Control over your assets. Revocable living trusts allow you to set up guidelines for how and when your heirs receive their inheritance. This is particularly important when you have minor children. A trust allows you to set up a timeline for when your children (or grandchildren) receive their assets – for example, you can give them chance to “practice” managing a portion of their inheritance with the security of knowing that a levelheaded trustee is keeping the remainder of the inheritance safe. You can also direct how the assets are used, for example for college instead of for a gap year in Bali.
Ease of administration. Living trusts are easier to administer after your passing. With a trust, your trustee will distribute your assets pursuant to your instructions.

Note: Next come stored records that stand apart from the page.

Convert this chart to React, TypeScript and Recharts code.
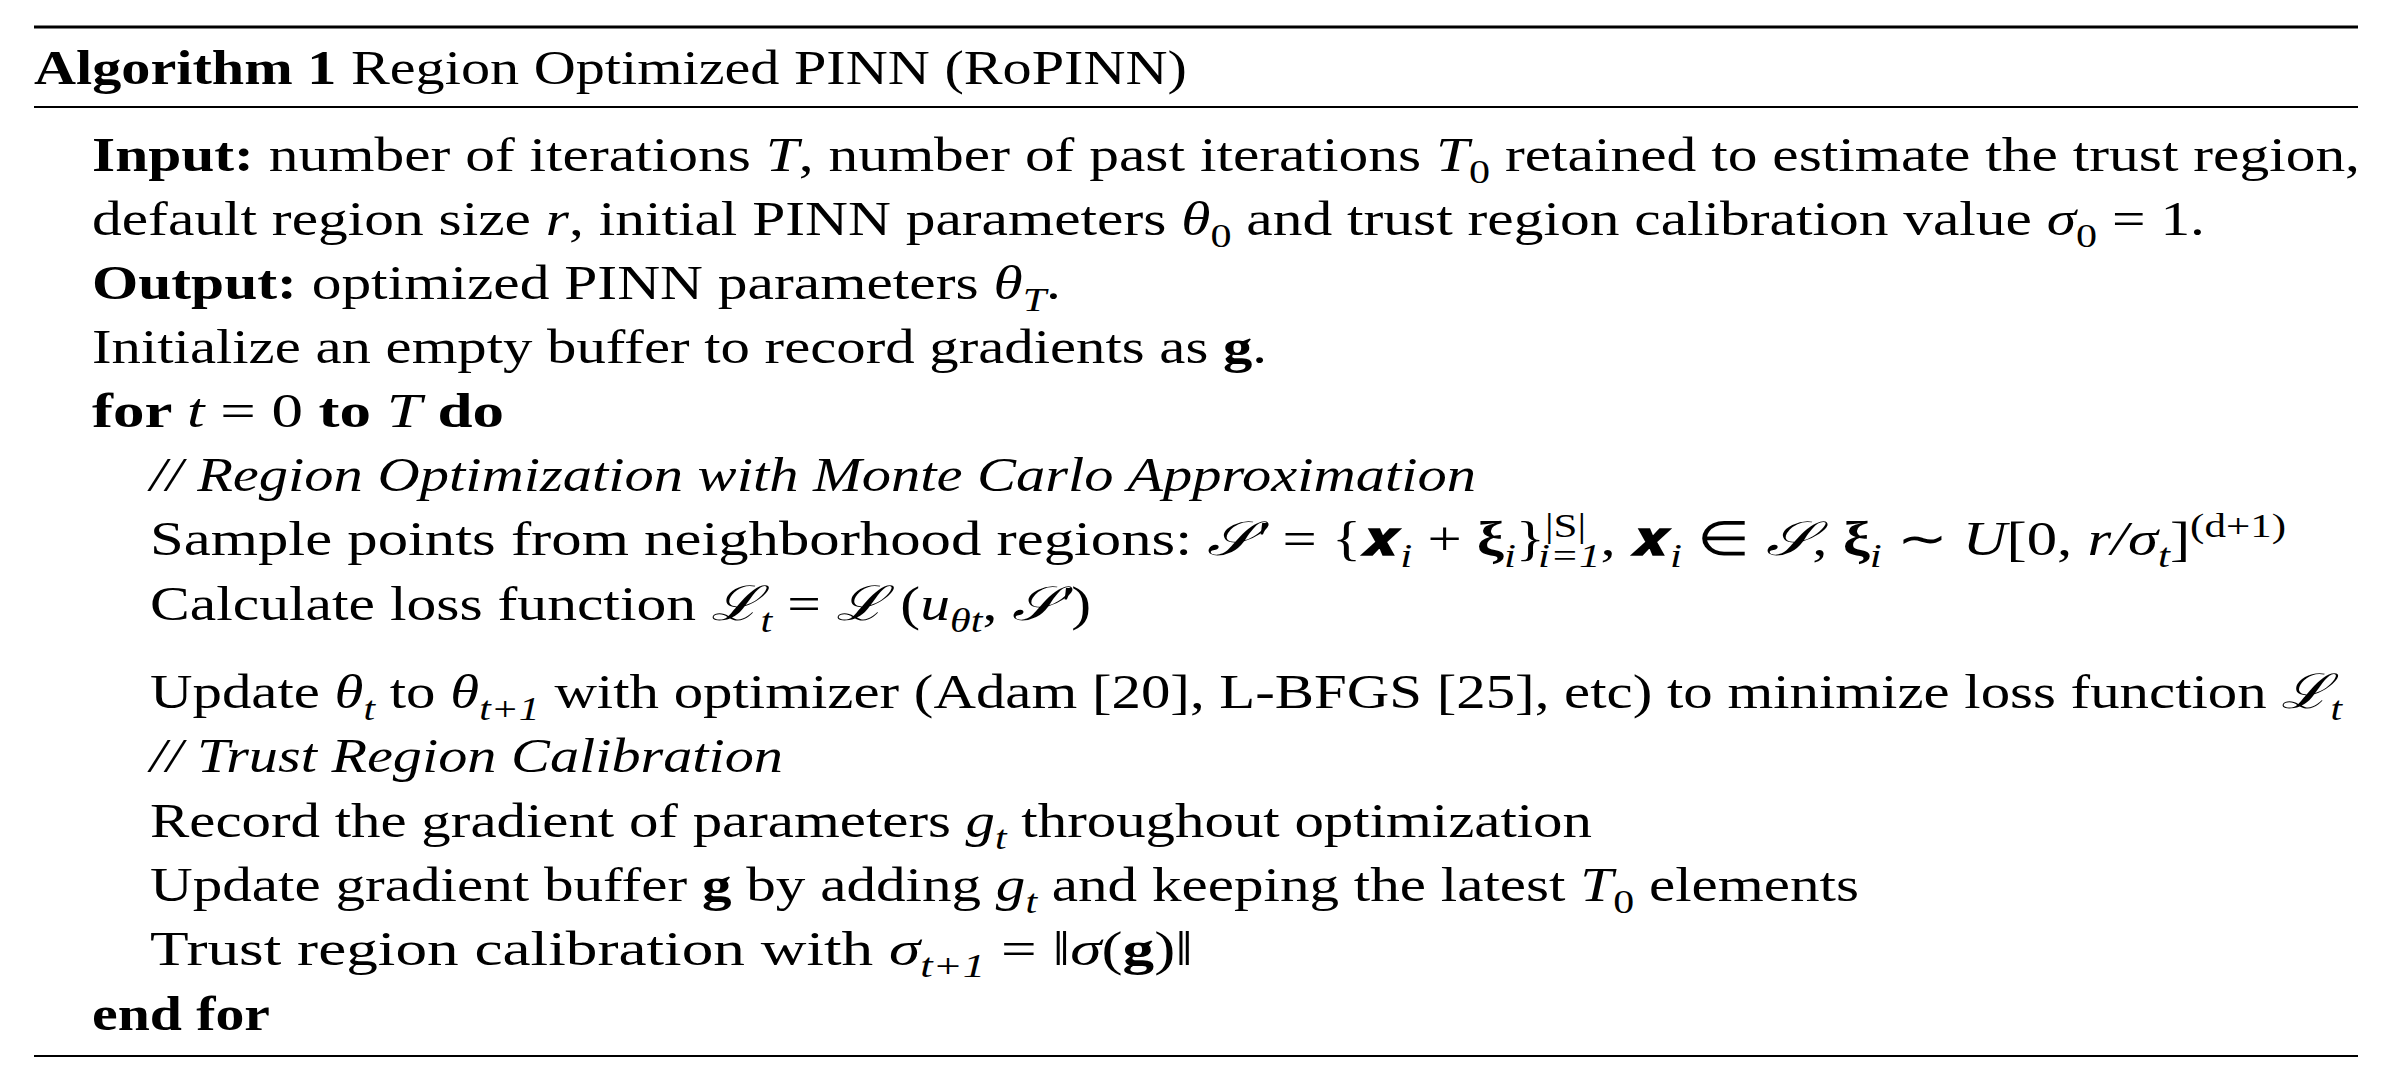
import React from "react";
import { Surface } from "recharts";

type Seg = { t: string; b?: boolean; i?: boolean; sub?: boolean; sup?: boolean; dx?: number };

const W = 2392;
const H = 1076;
const RULES = [{ y: 27, w: 3 }, { y: 107, w: 2 }, { y: 1056, w: 2 }];

const S = (t: string): Seg => ({ t });
const B = (t: string): Seg => ({ t, b: true });
const I = (t: string): Seg => ({ t, i: true });
const SUB = (t: string, dx?: number): Seg => ({ t, sub: true, i: true, dx });
const SUBN = (t: string): Seg => ({ t, sub: true });
const SUP = (t: string): Seg => ({ t, sup: true });

const TITLE: Seg[] = [B("Algorithm 1 "), S("Region Optimized PINN (RoPINN)")];

const LINES: { x: number; y: number; len: number; segs: Seg[] }[] = [
  { x: 92, y: 171, len: 2268, segs: [B("Input: "), S("number of iterations "), I("T"), S(", number of past iterations "), I("T"), SUBN("0"), S(" retained to estimate the trust region,")] },
  { x: 92, y: 235, len: 2113, segs: [S("default region size "), I("r"), S(", initial PINN parameters "), I("θ"), SUBN("0"), S(" and trust region calibration value "), I("σ"), SUBN("0"), S(" = 1.")] },
  { x: 92, y: 299, len: 969, segs: [B("Output: "), S("optimized PINN parameters "), I("θ"), SUB("T"), S(".")] },
  { x: 92, y: 363, len: 1175, segs: [S("Initialize an empty buffer to record gradients as "), B("g"), S(".")] },
  { x: 92, y: 427, len: 412, segs: [B("for "), I("t"), S(" = 0 "), B("to "), I("T"), B(" do")] },
  { x: 150, y: 491, len: 1326, segs: [I("// Region Optimization with Monte Carlo Approximation")] },
  { x: 150, y: 555, len: 2136, segs: [S("Sample points from neighborhood regions: "), I("𝒮′"), S(" = {"), B("𝒙"), SUB("i"), S(" + "), B("ξ"), SUB("i"), S("}"), SUP("|S|"), SUB("i=1", -38), S(", "), B("𝒙"), SUB("i"), S(" ∈ "), I("𝒮"), S(", "), B("ξ"), SUB("i"), S(" ∼ "), I("U"), S("[0, "), I("r/σ"), SUB("t"), S("]"), SUP("(d+1)")] },
  { x: 150, y: 620, len: 941, segs: [S("Calculate loss function "), I("ℒ"), SUB("t"), S(" = "), I("ℒ"), S(" ("), I("u"), SUB("θt"), S(", "), I("𝒮′"), S(")")] },
  { x: 150, y: 708, len: 2192, segs: [S("Update "), I("θ"), SUB("t"), S(" to "), I("θ"), SUB("t+1"), S(" with optimizer (Adam [20], L-BFGS [25], etc) to minimize loss function "), I("ℒ"), SUB("t")] },
  { x: 150, y: 772, len: 633, segs: [I("// Trust Region Calibration")] },
  { x: 150, y: 837, len: 1442, segs: [S("Record the gradient of parameters "), I("g"), SUB("t"), S(" throughout optimization")] },
  { x: 150, y: 901, len: 1709, segs: [S("Update gradient buffer "), B("g"), S(" by adding "), I("g"), SUB("t"), S(" and keeping the latest "), I("T"), SUBN("0"), S(" elements")] },
  { x: 150, y: 965, len: 1043, segs: [S("Trust region calibration with "), I("σ"), SUB("t+1"), S(" = ‖"), I("σ"), S("("), B("g"), S(")‖")] },
  { x: 92, y: 1030, len: 178, segs: [B("end for")] },
];

function Line({ x, y, len, segs }: { x: number; y: number; len: number; segs: Seg[] }) {
  let shift = 0;
  return (
    <text x={x} y={y} textLength={len} lengthAdjust="spacingAndGlyphs" fontFamily="'Liberation Serif', 'Times New Roman', serif" fontSize={48} fill="#000">
      {segs.map((s, k) => {
        const target = s.sub ? 12 : s.sup ? -18 : 0;
        const dy = target - shift;
        shift = target;
        return (
          <tspan
            key={k}
            dy={dy}
            dx={s.dx}
            fontWeight={s.b ? "bold" : "normal"}
            fontStyle={s.i ? "italic" : "normal"}
            fontSize={s.sub || s.sup ? 34 : 48}
          >
            {s.t}
          </tspan>
        );
      })}
    </text>
  );
}

export default function App() {
  return (
    <div style={{ position: "fixed", left: 0, top: 0, width: W, height: H, background: "#fff" }}>
      <Surface width={W} height={H}>
        {RULES.map((r, k) => (
          <line key={k} x1={34} x2={2358} y1={r.y} y2={r.y} stroke="#000" strokeWidth={r.w} />
        ))}
        <Line x={34} y={84} len={1153} segs={TITLE} />
        {LINES.map((l, k) => (
          <Line key={k} {...l} />
        ))}
      </Surface>
    </div>
  );
}
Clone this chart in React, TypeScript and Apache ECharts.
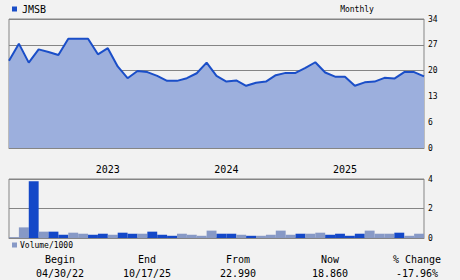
import React, { useEffect, useRef } from "react";
import * as echarts from "echarts";

// Month-end points from 04/2022 to 10/2025 (price line)
const priceMonths = [
  "2022-04", "2022-05", "2022-06", "2022-07", "2022-08", "2022-09", "2022-10", "2022-11", "2022-12",
  "2023-01", "2023-02", "2023-03", "2023-04", "2023-05", "2023-06", "2023-07", "2023-08", "2023-09", "2023-10", "2023-11", "2023-12",
  "2024-01", "2024-02", "2024-03", "2024-04", "2024-05", "2024-06", "2024-07", "2024-08", "2024-09", "2024-10", "2024-11", "2024-12",
  "2025-01", "2025-02", "2025-03", "2025-04", "2025-05", "2025-06", "2025-07", "2025-08", "2025-09", "2025-10",
];
const prices = [
  22.99, 27.5, 22.5, 26.0, 25.3, 24.5, 28.8, 28.8, 28.8, 24.7, 26.3, 21.5, 18.4, 20.3, 20.0, 19.0,
  17.7, 17.7, 18.4, 19.7, 22.5, 19.0, 17.5, 17.8, 16.4, 17.2, 17.5, 19.2, 19.8, 19.8, 21.1, 22.6,
  19.9, 18.8, 18.8, 16.4, 17.3, 17.5, 18.5, 18.3, 20.0, 20.0, 18.86,
];
const yearLabelMonths = ["2023-02", "2024-02", "2025-02"];

// Monthly volume (thousands), one bar per month
const volumeMonths = priceMonths.slice(1);
const volumes = [
  0.05, 0.72, 3.84, 0.43, 0.43, 0.22, 0.36, 0.29, 0.22, 0.29,
  0.22, 0.36, 0.29, 0.29, 0.43, 0.22, 0.15, 0.29, 0.22, 0.15,
  0.5, 0.29, 0.29, 0.22, 0.15, 0.15, 0.22, 0.5, 0.22, 0.29,
  0.29, 0.36, 0.22, 0.29, 0.15, 0.29, 0.5, 0.29, 0.29, 0.36,
  0.15, 0.29,
];
const volumeDark = [
  0, 0, 1, 0, 1, 1, 0, 0, 1, 1,
  0, 1, 1, 0, 1, 1, 1, 0, 0, 0,
  0, 1, 1, 0, 1, 0, 0, 0, 0, 1,
  0, 0, 1, 1, 1, 1, 0, 0, 0, 1,
  0, 0,
];

const statLabels = ["Begin", "End", "From", "Now", "% Change"];
const statValues = ["04/30/22", "10/17/25", "22.990", "18.860", "-17.96%"];
const statCenters = [60, 147, 238, 330, 417];

const BG = "#f2f2f2";
const GRID = "#858585";
const LINE = "#1a4ec8";
const AREA = "#9cafdd";
const VOL_DARK = "#1448c8";
const VOL_LIGHT = "#8799c6";
const FONT = "DejaVu Sans Mono";

export default function App() {
  const ref = useRef<HTMLDivElement>(null);
  useEffect(() => {
    if (!ref.current) return;
    const chart = echarts.init(ref.current, null, { renderer: "svg" });
    const texts: any[] = [];
    statLabels.forEach((s, i) => {
      texts.push({
        type: "text",
        x: statCenters[i],
        y: 259,
        style: { text: s, fill: "#000", font: `10px '${FONT}'`, textAlign: "center", textVerticalAlign: "middle" },
      });
      texts.push({
        type: "text",
        x: statCenters[i],
        y: 273,
        style: { text: statValues[i], fill: "#000", font: `10px '${FONT}'`, textAlign: "center", textVerticalAlign: "middle" },
      });
    });
    texts.push({
      type: "text",
      x: 357,
      y: 9,
      style: { text: "Monthly", fill: "#000", font: `8px '${FONT}'`, textAlign: "center", textVerticalAlign: "middle" },
    });
    chart.setOption({
      animation: false,
      backgroundColor: BG,
      textStyle: { fontFamily: FONT },
      legend: [
        {
          data: ["JMSB"],
          left: 12,
          top: 4,
          padding: 0,
          itemWidth: 5,
          itemHeight: 5,
          icon: "rect",
          textStyle: { fontSize: 10, color: "#000", fontFamily: FONT },
        },
        {
          data: ["Volume/1000"],
          left: 12,
          top: 241,
          padding: 0,
          itemWidth: 5,
          itemHeight: 5,
          icon: "rect",
          itemGap: 3,
          textStyle: { fontSize: 8, color: "#000", fontFamily: FONT, padding: [0, 0, 0, -2] },
        },
      ],
      grid: [
        { left: 9, right: 36, top: 19, height: 129, show: true, borderColor: GRID, borderWidth: 1, backgroundColor: "transparent" },
        { left: 9, right: 36, top: 179, height: 59, show: true, borderColor: GRID, borderWidth: 1, backgroundColor: "transparent" },
      ],
      xAxis: [
        {
          type: "category",
          gridIndex: 0,
          data: priceMonths,
          boundaryGap: false,
          axisLine: { show: true, lineStyle: { color: GRID } },
          axisTick: { show: false },
          splitLine: { show: false },
          axisLabel: {
            interval: (_i: number, v: string) => yearLabelMonths.includes(v),
            formatter: (v: string) => v.slice(0, 4),
            fontSize: 10,
            color: "#000",
            fontFamily: FONT,
            margin: 16,
          },
        },
        {
          type: "category",
          gridIndex: 1,
          data: volumeMonths,
          boundaryGap: true,
          axisLine: { show: true, lineStyle: { color: GRID } },
          axisTick: { show: false },
          axisLabel: { show: false },
          splitLine: { show: false },
        },
      ],
      yAxis: [
        {
          type: "value",
          gridIndex: 0,
          position: "right",
          min: 0,
          max: 34,
          interval: 6.8,
          axisLine: { show: false },
          axisTick: { show: false },
          splitLine: { show: true, lineStyle: { color: GRID, width: 1 } },
          axisLabel: {
            formatter: (v: number) => String(Math.floor(v + 1e-6)),
            fontSize: 8,
            color: "#000",
            fontFamily: FONT,
            margin: 4,
          },
        },
        {
          type: "value",
          gridIndex: 1,
          position: "right",
          min: 0,
          max: 4,
          interval: 2,
          axisLine: { show: false },
          axisTick: { show: false },
          splitLine: { show: true, lineStyle: { color: GRID, width: 1 } },
          axisLabel: { fontSize: 8, color: "#000", fontFamily: FONT, margin: 4 },
        },
      ],
      series: [
        {
          name: "JMSB",
          type: "line",
          xAxisIndex: 0,
          yAxisIndex: 0,
          data: prices,
          symbol: "none",
          lineStyle: { color: LINE, width: 2 },
          itemStyle: { color: LINE },
          areaStyle: { color: AREA, opacity: 1 },
        },
        {
          name: "Volume/1000",
          type: "bar",
          xAxisIndex: 1,
          yAxisIndex: 1,
          barCategoryGap: "0%",
          itemStyle: { color: VOL_LIGHT },
          data: volumes.map((v, i) => ({
            value: v,
            itemStyle: { color: volumeDark[i] ? VOL_DARK : VOL_LIGHT },
          })),
        },
      ],
      graphic: texts,
    });
    return () => chart.dispose();
  }, []);
  return (
    <div
      ref={ref}
      style={{ position: "fixed", left: 0, top: 0, width: 460, height: 280, background: BG }}
    />
  );
}
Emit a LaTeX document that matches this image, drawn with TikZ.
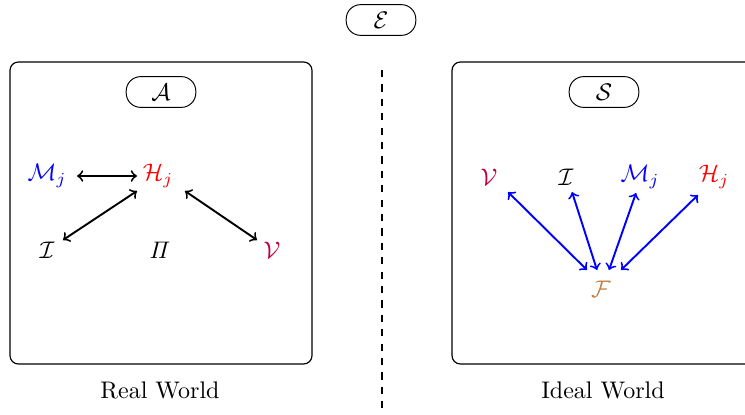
\documentclass[tikz,border=0pt]{standalone}
\usetikzlibrary{calc}
\begin{document}
\begin{tikzpicture}[x=0.4167pt,y=-0.4167pt,
  pill/.style={draw,rounded corners=6pt,minimum width=29pt,minimum height=12.8pt,inner sep=2pt},
  frame/.style={draw,rounded corners=3.5pt,line width=0.5pt},
  sym/.style={inner sep=1pt},
  link/.style={<->,thick},
  blink/.style={<->,thick,blue}]
\useasboundingbox (0,0) rectangle (745,414);
% top
\node[pill] (E) at (381,20) {$\mathcal{E}$};
\coordinate (dtop) at (382,70);
\coordinate (dbot) at (382,414);
\draw[thick,dashed] (dtop) -- (dbot);
% left box
\draw[frame] (10,62) rectangle (312,364);
\node[pill] (A) at (161,92) {$\mathcal{A}$};
\node[sym,text=blue] (M) at (47,176) {$\mathcal{M}_j$};
\node[sym,text=red] (H) at (158,176) {$\mathcal{H}_j$};
\node[sym] (I) at (47,250) {$\mathcal{I}$};
\node[sym] (P) at (160,250) {$\mathit{\Pi}$};
\node[sym,text=purple] (V) at (272,250) {$\mathcal{V}$};
\draw[link] ($(M)+(30,0)$) -- ($(H)+(-21,0)$);
\draw[link] ($(H)+(-21,15)$) -- ($(I)+(16,-10)$);
\draw[link] ($(H)+(27,15)$) -- ($(V)+(-15,-10)$);
\node (RW) at (160,390) {Real World};
% right box
\draw[frame] (452,62) rectangle (770,364);
\node[pill] (S) at (604,92) {$\mathcal{S}$};
\node[sym,text=purple] (V2) at (489,177) {$\mathcal{V}$};
\node[sym] (I2) at (566,177) {$\mathcal{I}$};
\node[sym,text=blue] (M2) at (640,177) {$\mathcal{M}_j$};
\node[sym,text=red] (H2) at (714,177) {$\mathcal{H}_j$};
\node[sym,text=brown] (F) at (601,289) {$\mathcal{F}$};
\draw[blink] ($(V2)+(19,15)$) -- ($(F)+(-14,-19)$);
\draw[blink] ($(I2)+(6,15)$) -- ($(F)+(-4,-19)$);
\draw[blink] ($(M2)+(-4,16)$) -- ($(F)+(8,-19)$);
\draw[blink] ($(H2)+(-16,18)$) -- ($(F)+(20,-19)$);
\node (IW) at (603,390) {Ideal World};
\end{tikzpicture}
\end{document}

In contrast, with a will, your executor must wait for the authorization of the Court before distributing assets.
Faster administration. Probate takes an average of six months in Idaho, as certain statutory deadlines have to be met. With a trust, your trustee can begin to distribute your assets without meeting any statutory deadlines and on a much faster pace.
Lower likelihood of being contested. Revocable living trusts are less likely to be contested. During probate, attorney’s fees are given priority of payment from the estate. This means that attorney’s representing an heir who is contesting the will are guaranteed to be paid. Attorneys are often willing to defer their fees in this situation, meaning an heir can contest the will with few, if any, out-of-pockets costs. In contrast, a person challenging a trust has to pay their attorney upfront, making the challenge much more costly.
Protections for blended families. Revocable living trusts are great vehicles for blended families – allowing spouses to provide for each other while also balancing the needs of children from an earlier marriage.
Tax reduction. Revocable living trusts can help with estate tax avoidance, if this is a concern.